Prime Minister Narendra Modi.
  • Passing off ahistorical interpretations as incontrovertible facts can’t be a privilege granted to historians.
  • Ramachandra Guha’s interpretation of the Prime Minister’s call for self-reliance as a call for turning inwards is flawed. Here’s why:
  • “Now, in the 21st century, when the world is so interwoven, the prime minister of India asks us to turn inwards into ourselves. We shall not listen.”

    So wrote historian Ramachandra Guha in The Telegraph on 27 March 2021.

    But has Prime Minister Narendra Modi asked Indians to turn inwards into themselves or is Guha’s imagination running ahead of the facts?

    Historians, unlike those who engage in the natural sciences – physics, mathematics and chemistry – pay less attention to empirical rigour. History is open to interpretation depending on the mind – closed or open – of the interpreter.

    Science disallows such subjectivity. The laws of physics change only when new empirical proof is offered. Einstein’s theory of special relativity still holds 116 years later.

    History is more accommodating. Winston Churchill received the Nobel Prize for Literature in 1953 “for his mastery of historical and biographical description as well as for brilliant oratory in defending exalted human values”.

    Examine what Churchill – who regarded himself as much a historian as a politician – wrote in a memo in 1919 when he was Minister for War and Air in the British government: “I am strongly in favour of using poisoned gas against uncivilised tribes. It is not necessary to use only the most deadly gases: gases can be used which cause great inconvenience and would spread a lively terror on most of those affected.”

    That was Churchill’s way of “defending exalted human values” when British colonialism was at its peak.

    But back to Guha. He wrote in his Telegraph article: “The Hindu mind was far more open when we were still under colonial rule than at present, when we are a professedly proud and independent nation.”

    Ignore the prejudice that populates Guha’s politics. He is as entitled to bias as anyone else. What he is not entitled to is passing off ahistorical interpretations as incontrovertible facts.

    Indians through history have exhibited an odd mixture of open-mindedness and introversion. India was open-minded when it generously gave refuge to Parsis fleeing Islamic persecution in Persia.

    Jews and Christians received safe haven in India as early as the 2nd century even as less formed civilisations in Europe and the Middle East unleashed violence on them.
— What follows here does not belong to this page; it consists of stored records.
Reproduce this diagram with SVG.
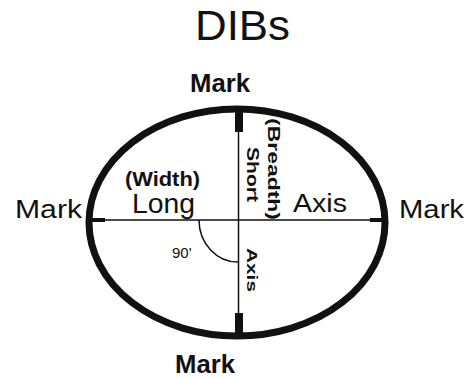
<svg xmlns="http://www.w3.org/2000/svg" width="469" height="379" viewBox="0 0 469 379">
<style>
text{font-family:"Liberation Sans",Arial,sans-serif;fill:#111;}
.mark{font-size:25px;font-weight:bold;}
.markr{font-size:25px;}
.big{font-size:28px;}
.vert{font-weight:bold;}
.thin{stroke:#111;stroke-width:1.5;fill:none;}
</style>
<rect width="469" height="379" fill="#fff"/>
<text x="242.5" y="40" font-size="42" text-anchor="middle" textLength="95" lengthAdjust="spacingAndGlyphs">DIBs</text>
<g id="ellipse">
<ellipse cx="237" cy="222.5" rx="148" ry="113.5" fill="none" stroke="#111" stroke-width="7"/>
</g>
<g id="connectors">
<line class="thin" x1="89" y1="220" x2="385" y2="220"/>
<line class="thin" x1="238.5" y1="110" x2="238.5" y2="336"/>
<path class="thin" d="M199,220 A39,42 0 0,0 238.5,262"/>
<rect x="235" y="111" width="8" height="21" fill="#111"/>
<rect x="235" y="313" width="8" height="22" fill="#111"/>
<rect x="90" y="218" width="15" height="4" fill="#111"/>
<rect x="370" y="218" width="12" height="4" fill="#111"/>
</g>
<g id="mark-top"><text class="mark" x="190" y="92" textLength="60" lengthAdjust="spacingAndGlyphs">Mark</text></g>
<g id="mark-left"><text class="markr" x="15" y="218" textLength="67" lengthAdjust="spacingAndGlyphs">Mark</text></g>
<g id="mark-right"><text class="markr" x="399" y="218" textLength="65" lengthAdjust="spacingAndGlyphs">Mark</text></g>
<g id="mark-bottom"><text class="mark" x="175" y="373" textLength="60" lengthAdjust="spacingAndGlyphs">Mark</text></g>
<g id="long-axis">
<text x="125" y="186" font-size="20" font-weight="bold" textLength="75" lengthAdjust="spacingAndGlyphs">(Width)</text>
<text class="big" x="132" y="213" textLength="63" lengthAdjust="spacingAndGlyphs">Long</text>
<text x="293" y="212" font-size="25" textLength="54" lengthAdjust="spacingAndGlyphs">Axis</text>
</g>
<g id="short-axis">
<text class="vert" transform="translate(268,118) rotate(90)" font-size="16" textLength="102" lengthAdjust="spacingAndGlyphs">(Breadth)</text>
<text class="vert" transform="translate(247,147) rotate(90)" font-size="17" textLength="55" lengthAdjust="spacingAndGlyphs">Short</text>
<text class="vert" transform="translate(247,248) rotate(90)" font-size="14" textLength="44" lengthAdjust="spacingAndGlyphs">Axis</text>
</g>
<g id="angle"><text x="172" y="258" font-size="15">90'</text></g>
</svg>
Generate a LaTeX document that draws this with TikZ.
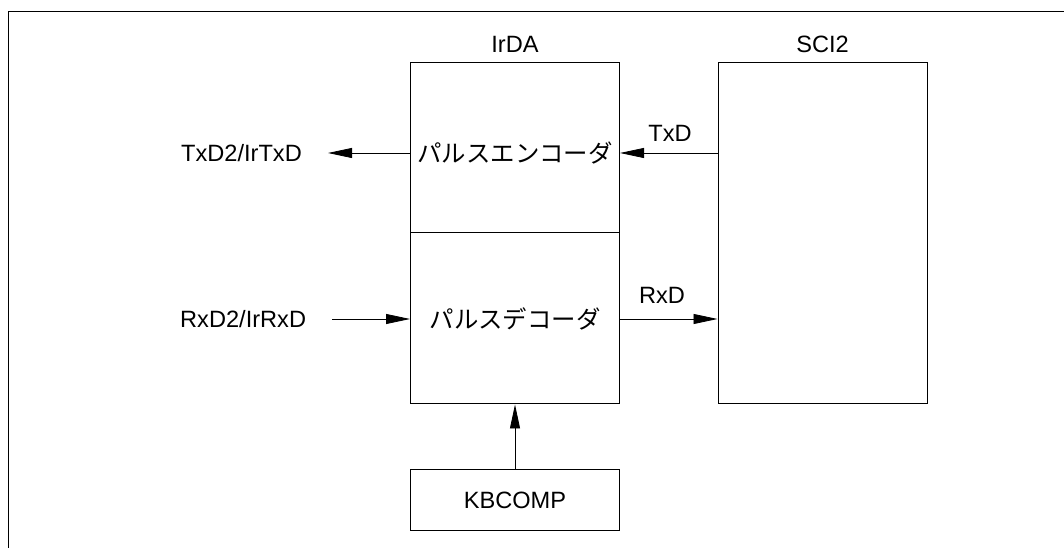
\documentclass[tikz,border=0pt]{standalone}
\usepackage{fontspec}
\setmainfont{Liberation Sans}
\newfontfamily\jpfont{Noto Sans CJK JP}
\usetikzlibrary{arrows.meta,positioning}
\tikzset{
  blk/.style={draw, line width=1pt, minimum width=209pt, inner sep=0pt},
  sig/.style={-{Triangle[length=24pt, width=10pt]}, line width=0.8pt},
  lbl/.style={font=\fontsize{23.6}{26}\selectfont, inner sep=0pt},
  jp/.style={font=\fontsize{24.4}{27}\selectfont\jpfont, inner sep=0pt}
}

\begin{document}
\begin{tikzpicture}[x=1pt, y=1pt]
  \useasboundingbox (0,0) rectangle (1064,548);
  % frame
  \draw[line width=1pt] (8,0) -- (8,536) -- (1064,536);
  % blocks
  \node[blk, minimum height=341pt] (irda) at (515,314.5) {};
  \node[blk, minimum height=341pt] (sci) at (822.5,314.5) {};
  \node[blk, minimum height=61pt, lbl, inner sep=0pt] (kb) at (515,47.5) {KBCOMP};
  \draw[line width=1pt] ([yshift=-170pt]irda.north west) -- ([yshift=-170pt]irda.north east);
  \node[lbl, above=10pt of irda] (irdalbl) {IrDA};
  \node[lbl, above=10pt of sci] (scilbl) {SCI2};
  % texts
  \node[jp] (enc) at (515,395) {パルスエンコーダ};
  \node[jp] (dec) at (515,229) {パルスデコーダ};
  \node[lbl, anchor=west] (txout) at (181,395) {TxD2/IrTxD};
  \node[lbl, anchor=west] (rxin) at (180,229) {RxD2/IrRxD};
  \node[lbl] (txd) at (670,415) {TxD};
  \node[lbl] (rxd) at (662,253) {RxD};
  % signals
  \draw[sig] (irda.west |- enc) -- ([xshift=26pt]txout.east);
  \draw[sig] ([xshift=26pt]rxin.east) -- (irda.west |- dec);
  \draw[sig] (sci.west |- enc) -- (irda.east |- enc);
  \draw[sig] (irda.east |- dec) -- (sci.west |- dec);
  \draw[sig] (kb) -- (irda);
\end{tikzpicture}
\end{document}
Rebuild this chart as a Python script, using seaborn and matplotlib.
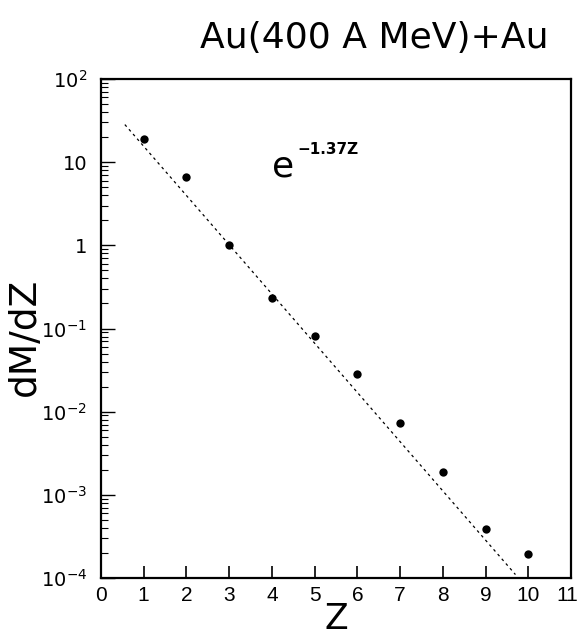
import numpy as np
import pandas as pd
import matplotlib
matplotlib.use("Agg")
import matplotlib.pyplot as plt
import matplotlib.transforms as mtransforms
import seaborn as sns
from matplotlib.ticker import FixedLocator, FixedFormatter, LogLocator, NullFormatter

# Data
Z = [1, 2, 3, 4, 5, 6, 7, 8, 9, 10]
dMdZ = [19.2, 6.6, 1.0, 0.23, 0.081, 0.028, 0.0073, 0.0019, 0.00039, 0.000197]

# Fit line exp(-1.37 Z) (straight on log scale): endpoints
fit_z = [0.56, 9.70]
fit_y = [28.3, 1.1e-4]

xticks = list(range(0, 12))
xticklabels = [str(v) for v in xticks]
yticks = [1e-4, 1e-3, 1e-2, 1e-1, 1, 10, 100]
yticklabels = [r"$10^{-4}$", r"$10^{-3}$", r"$10^{-2}$", r"$10^{-1}$", "1", "10", r"$10^{2}$"]

sns.set_theme(style="white")
plt.rcParams['font.family'] = ['DejaVu Sans']
plt.rcParams['mathtext.fontset'] = 'dejavusans'
for k in ['text.color', 'axes.labelcolor', 'xtick.color', 'ytick.color', 'axes.edgecolor']:
    plt.rcParams[k] = 'black'

fig = plt.figure(figsize=(5.8, 6.37), dpi=100)
ax = fig.add_axes([0.174, 0.0926, 0.8105, 0.7834])

df = pd.DataFrame({"Z": Z, "dMdZ": dMdZ})
fit_df = pd.DataFrame({"Z": fit_z, "y": fit_y})

sns.lineplot(data=fit_df, x="Z", y="y", ax=ax, color="black", lw=0.9,
             linestyle=(0, (2.2, 2.8)))
sns.scatterplot(data=df, x="Z", y="dMdZ", ax=ax, color="black", s=36,
                edgecolor="black", linewidth=0, zorder=3)

ax.set_yscale("log")
ax.set_xlim(0, 11)
ax.set_ylim(1e-4, 1e2)

ax.xaxis.set_major_locator(FixedLocator(xticks))
ax.xaxis.set_major_formatter(FixedFormatter(xticklabels))
ax.yaxis.set_major_locator(FixedLocator(yticks))
ax.yaxis.set_major_formatter(FixedFormatter(yticklabels))
ax.yaxis.set_minor_locator(LogLocator(base=10, subs=np.arange(2, 10)))
ax.yaxis.set_minor_formatter(NullFormatter())

ax.tick_params(axis="x", which="major", direction="in", length=9, width=1.2,
               labelsize=15, pad=6, bottom=True, top=False)
ax.tick_params(axis="y", which="major", direction="in", length=10, width=1.0,
               labelsize=14, pad=10, left=True, right=False)
ax.tick_params(axis="y", which="minor", direction="in", length=5, width=0.8,
               left=True, right=False)

for lab in ax.get_xticklabels():
    lab.set_fontfamily(['Liberation Sans', 'DejaVu Sans'])
last = ax.get_xticklabels()[-1]
last.set_transform(last.get_transform() +
                   mtransforms.ScaledTranslation(-4 / 100, 0, fig.dpi_scale_trans))

for sp in ax.spines.values():
    sp.set_linewidth(1.6)
    sp.set_color("black")

ax.set_xlabel("")
ax.set_ylabel("")
fig.text(336 / 580, 1 - 619 / 637, "Z", fontsize=25, ha="center", va="center")
fig.text(25 / 580, 1 - 337 / 637, "dM/dZ", fontsize=27, rotation=90,
         ha="center", va="center")

ax.text(4.0, 6.75, "e", fontsize=26, ha="left", va="baseline")
ax.text(4.59, 12.4, "\u22121.37Z", fontsize=11, fontweight="bold", ha="left", va="baseline")

fig.text(374 / 580, 1 - 38 / 637, "Au(400 A MeV)+Au", fontsize=26, ha="center", va="center")

fig.savefig("out.png", dpi=100)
    An openness of a different kind was on full display when the Portuguese, British and French sought and received trading concessions in India in the 17th century. Colonisation by military force followed.

    Colonisation of the Indian mind was still a work-in-progress. Buffeted by, first, the Mughal conquest and then British colonial occupation, Indians withdrew into a shell.

    Hindus had always been riven by caste. It enabled outsiders to divide and rule India. Even powerful Maharajas fell into place. They controlled vast swathes of land and wealth in their kingdoms. But in front of a mid-level British officer they were forced to walk backwards on taking his leave so that their backs were never turned to the coloniser.

    The colonisation of the Indian mind continued. It would be resisted by nationalists like Dadabhai Naoroji who became the first Indian to win an election to British Parliament.

    Other reformers like Rabindranath Tagore, Ram Mohan Roy and Swami Vivekananda played important roles in decolonising Indian minds. They didn’t always succeed.

    Guha is right to say India should engage with the world. But like some others he mistakes the Prime Minister’s call for self-reliance as a call for turning inwards.

    Consider the empirical evidence. The engagement of Indian startups with foreign investors is increasing exponentially. Young Indians – millennials and zillenials – travel widely, are optimistic about the future and quick adapters of both Western ideas and technology.

    There obviously are ways in which the Indian mind must embrace greater modernity. This applies equally to all Indians – Hindus, Muslims, Christians, Parsis, Jains and Sikhs.

    Indians must be more socially liberal, accepting and honouring all kinds of diversity – religious, sexual orientation, language and caste.

    Modi, despite his governance infirmities, of which I’ve written frequently, is chipping away at the Nehruvian ecosystem that closed India’s economy and created a culture of closed-minded elitist entitlement. The task is incomplete. But time is short and politics is an unforgiving mistress.

    Modi is too often guided by what the West thinks of him: he embraces global awards and reacts acerbically, if privately, to negative international media coverage.

    These are weaknesses the West enjoys exploiting. Modi needs to improve institutional governance – from academia to tax laws – because it is right for India, not because editors in Washington or London think it is.

    India’s antediluvian Marxist media has slammed every “open-minded” reform proposed by the government in recent years: modernising the farm sector; liberalising foreign investment in insurance; privatising public sector banks; introducing changes in antiquated land and labour laws.

    Opposing such reforms is what is inward-looking. Historians like Guha, bereft of empiricism, have an uncanny ability of missing the point.

    Minhaz Merchant is an author and publisher.